Thanks all for your answers!
The gest of my problem is the same as this one:
you run server and client on the same computer. Using 127.0.0.1 to start server. Now if client config types in "localhost" instead 127.0.0.1 .... it doesn't connect
localhost and 127.0.0.1 should be equivalent, but they're not... In my case, the server is using what it's thinking are equivalent IP addresses (127.0.1.1 and the IP address it has in the LAN, 192.168.1.131) -- but they're not equivalent if you're connecting from a different machine, so it doesn't work.
K then says:
The only situation to get 127.0.0.1 is if the ethernet cable is unplugged, or no network adapter in the server computer
I don't think we need to deal with these cases, because it's pretty obvious that to connect to the server, the server must be connected to the network. And the power cable must be connected as well. But I have an additional way to get 127.0.0.1 (or actually 127.0.1.1, which is an alternative IP address for localhost). The hostname command returns "paullaptop2". My /etc/hosts file has this line:
127.0.1.1 paullaptop2
The communication goes this way:
- Client says to server port 1099 (the registry): Give me RMI service X
- Server says: It's on IP N port M
- Client says: Connect to IP N port M and access RMI service
The server response "IP N port M" should be the IP of the server on some port that the RMI registry decides.
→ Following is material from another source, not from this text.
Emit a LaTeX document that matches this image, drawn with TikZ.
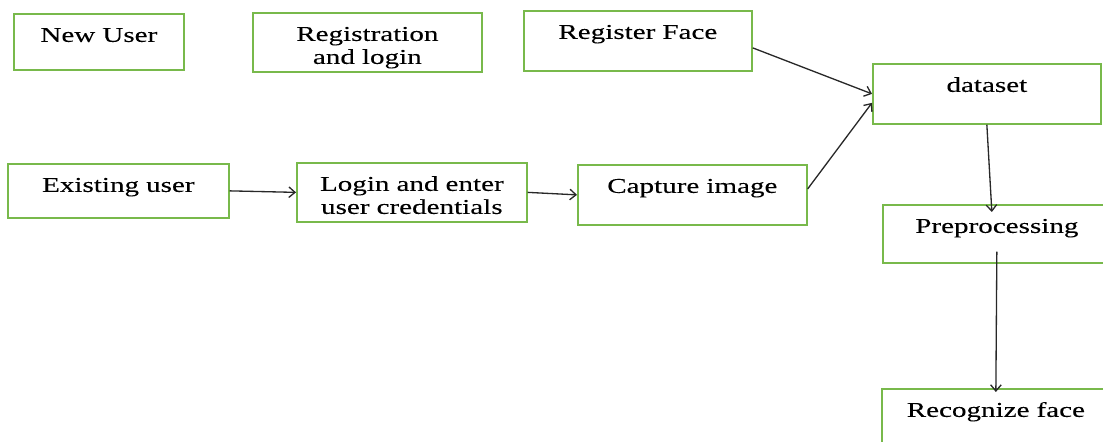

The problem is that the IP of the server on the server itself is 127.0.0.1, which is equivalent to localhost, but of course if you're on a different machine (the client one), localhost is the client machine... Therefore when the client tries to connect to 127.0.0.1 in the last step, this is the machine the client runs on. There is no server there, so it fails to connect.
I think I'm going to add to my design doc that the RMI server must resolve its IP address in a way that is usable by the clients (127.0.0.1 is not, in general). That way I make it a server configuration issue, a prerequisite, so to say. And I'll also add the requirement that there's no firewall, good idea.